A quick little film clip tells best what kind of a football player UCLA cornerback Darryl Henley is. It starts with Henley missing a tackle early in the second half of UCLA's game against Cal a couple of weeks ago.
Actually, he was one of four Bruins who dived at or got a hand on fullback Todd Powers after Powers caught a pass that went for 52 yards. But once the three others hit the dirt, they considered themselves out of the play.
Henley picked himself up, chased Powers--and ran him down, stopping him at the 11.
Cal was going to get that touchdown eventually, but Henley wasn't going to give it up without a fight.
Henley is only 5 feet 10 inches and is listed, generously, at 165 pounds. That big old fullback had escaped him once, but when Henley got hold of him the second time, he held on for dear life.
"It's like when somebody beats me on a pass," Henley said. "The next time I line up across from him, I look him right in the eye and let him know, 'You're not going to do that again.' There are a lot of little games going on within every game.
"You put yourself on the line, and it's a challenge. It's kind of . . ."
Henley, seldom at a loss for words, considered for a moment whether to be eloquent or honest, and honesty won out. With a big smile, he said: "What it really is, is fun."

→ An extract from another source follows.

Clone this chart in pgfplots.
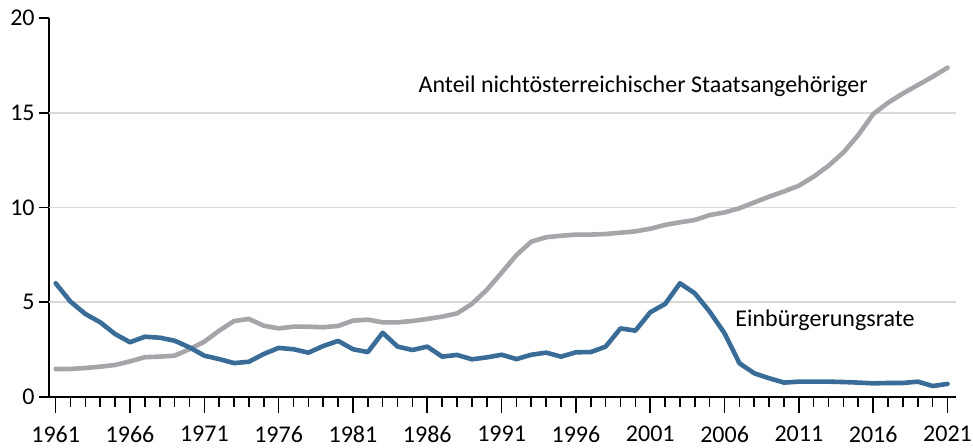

Coach Terry Donahue knows how his feisty little cornerback feels about the game.
"Darryl's biggest strength is that he loves to play football," Donahue said. "He's a good athlete, he has real quick feet, he has good jumping ability, but he's not real big. He's just a real competitor.

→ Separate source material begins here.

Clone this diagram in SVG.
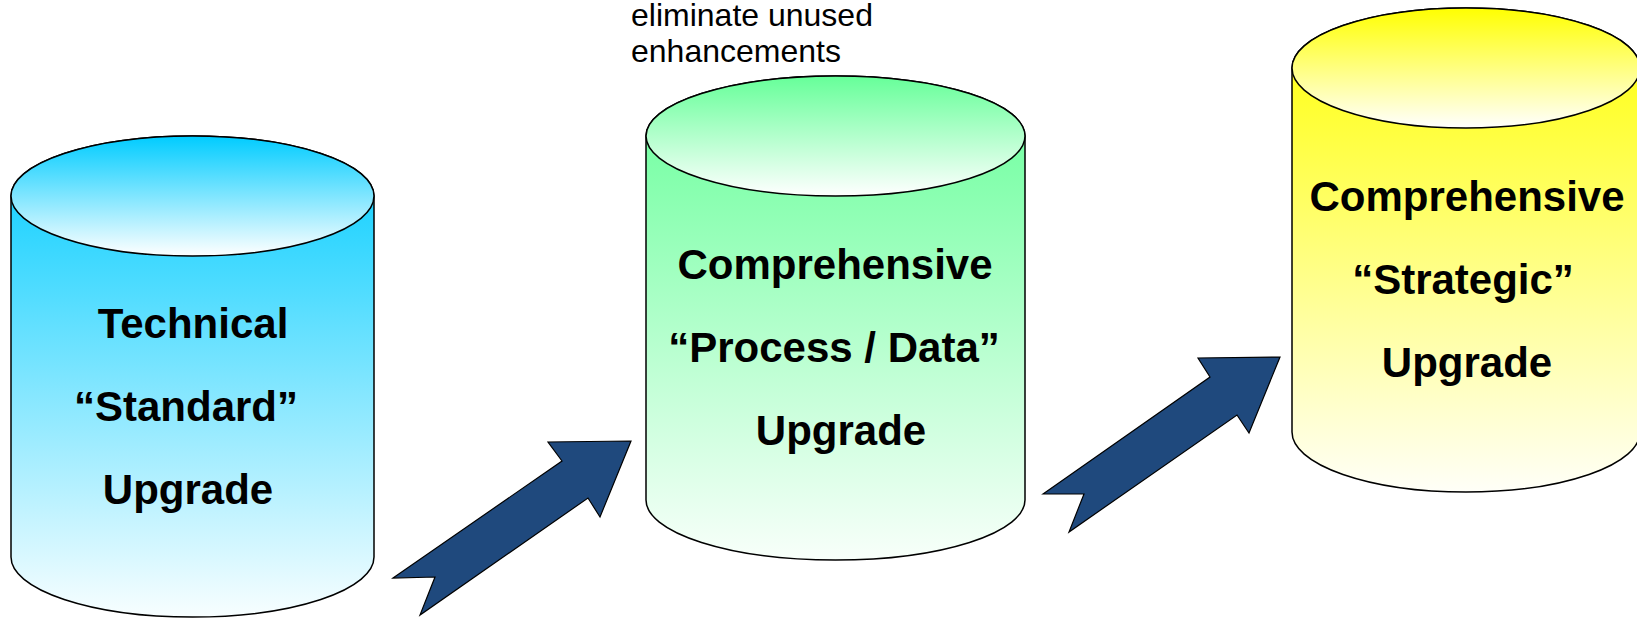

"He's also made himself a threat on punt returns.
"As a cornerback, he shows courage. He's a good cover man. He'll be better in pro football than he is against Oklahoma or Nebraska, where he has to go against an option blocker every other down."
Donahue is not saying that Henley is too little to get the job done, because Henley gets the job done. He was a starter last year, as a sophomore, and now is an integral part of a defense that leads the conference in scoring defense, rushing defense, overall defense and is second in passing defense.
Henley is not among the team leaders in tackles, with a total of 37 in the first 9 games. But he has broken up 14 passes, by far the most on the team. And he also has caused a fumble, recovered a fumble and intercepted a pass.
It seems wherever there's action, there's Henley.
"I do like to get in the middle of things," Henley said. "But I seem to be in the middle of things, good or bad."
Such as the pass interference call at Oregon State last Saturday?
Well, at least he gets there.
Henley was a sprinter as well as a two-way football player at Damien High School in La Verne. His instincts take him where he wants to be, and he has the speed to get there in a hurry.
He really did want to do a little more with his punt returns than he has done this year, though.
He has averaged 11.3 yards on his 24 returns this season. And he had a 74-yard return for a touchdown in the opener. But he keeps having this feeling that he's due for a few more big ones.
At Oregon State last week, he got away for a 67-yard return that put him in the end zone, but a clipping call on Randy Beverly at the Oregon State 35 put the Bruins at the 50.
Was that a good call?
Again the loquacious Henley paused to consider.
"Honestly? Well, if I have to be honest, I think it was. I saw it out of the corner of my eye as I was going by, but I looked away and hoped none of the officials saw it. Just now I checked the films, and I saw it again.
"But you can't ever get upset with your teammates on something like that, because you're never going to break one unless they're out there trying to block for you."
Still, it was a disappointment.
"That run would have really helped my average," Henley said. "Before the season, I decided that I would really make a big improvement in my punt returns. Only you know what your own potential is, what you really can do, and I think I can do a lot better.
"Last year, I averaged about five yards a return. I didn't want to be just a little bit better. I wanted to be a lot better."
And he wasn't thinking 11. He was thinking more like 20. And more touchdowns.
With three more games this season and all of next year, Henley already is sixth on UCLA's career list for punt returns.
One of the best things about returning punts is that nobody ever tells him he's too little. When he presents himself as a defensive player, that's all he ever hears.
"People are all the time telling me I'm too little," Henley said. "I even went through all that stuff with the coaches at the beginning. Now it's mostly other people. What they tell me is, 'You sure look bigger in your uniform.' I'm getting used to it."
But he also is hearing a lot is compliments from opponents as they leave the field.
"Oh, yeah, you should have heard what one of the Oregon State coaches told me after the game last Saturday," Henley said, sounding amazed. "He told me I was fun to watch. Isn't that great?"